最後、ボリビア政府軍に捕らえられたゲバラが「神を信じるか?」と問われるシーンがあります。それまで散々人の裏切りにあってきたであろうに、「私は人間を信じる」と言い切るゲバラ。極限状態にあっても人間愛を失うことがないゲバラの姿は、前編の「革命とは愛だ」というセリフ(うろ覚えですが)を思い出させるものでした。監督は戦士としてのゲバラに焦点を当てたかったようですが、個人的にはこのシーンのためにこの映画はあったのかもしれない、とも思います。
はー、それにしても前編後編で4時間半、長かった、疲れた。。。ただ、前編ではキューバ革命の成功=ゲバラの生を描き、後編ではボリビアでの挫折=ゲバラの死を描くという二部作の構成は、アリだと思います。エンタメとしては、前編だけにして、もっと華々しくヒロイックに描いた方が良いとは思うのですが、エンタメとして作る気はさらさら無かったんでしょうし。

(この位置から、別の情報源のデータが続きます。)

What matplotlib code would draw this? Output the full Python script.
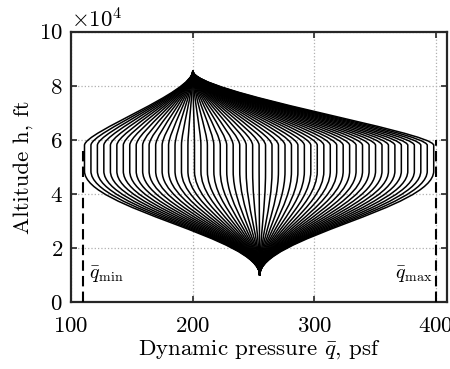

これは想像ですが、ソダーバーグはむしろ後編(ゲバラの挫折と死)に重きを置いたんじゃないですかね。というのは、なぜゲバラが「20世紀最大のカリスマ」と呼ばれるか、ということに関わってくると思うのですが、ゲバラはキューバ革命の成功だけでは、おそらくはここまでのカリスマにはなりえなかったんじゃないかということがあると思うんです。彼が今なお「正義のアイコン」たるのは、キューバでぬくぬくと家族と幸せに過ごすことも十分可能だったのにも関わらず、わざわざボリビアに行って39歳で理想に殉じた、その点においてこそ、だと思うのですよね。だから監督は、何が何でも後半を描きたかったんじゃないか、と想像するわけです。でもだからといって、ゲバラを映画化するにあたって、ボリビア編「だけ」ってのもあり得ない。ビジネスとしてまず成り立たないと思います(私だって、ひたすら負け戦だけ2時間半とか、勘弁してくれって思う)。なので、前編と後編、明と暗を明快にした上で、後編でひたすら苦しいボリビアでのゲバラの最後の日々を虚飾なく描き切る、というのは監督の志(こころざし)の高さでもあろうと思うので、そこは「買い」なのではないかと思います。正直、ドキュメンタリーを見た方が良いんじゃね?みたいな気分がないわけではないですが、あの日々追い詰められていくゲリラ戦の過程を追体験するというのは、やはり映画というメディアならでは、といえるのではないでしょうかね。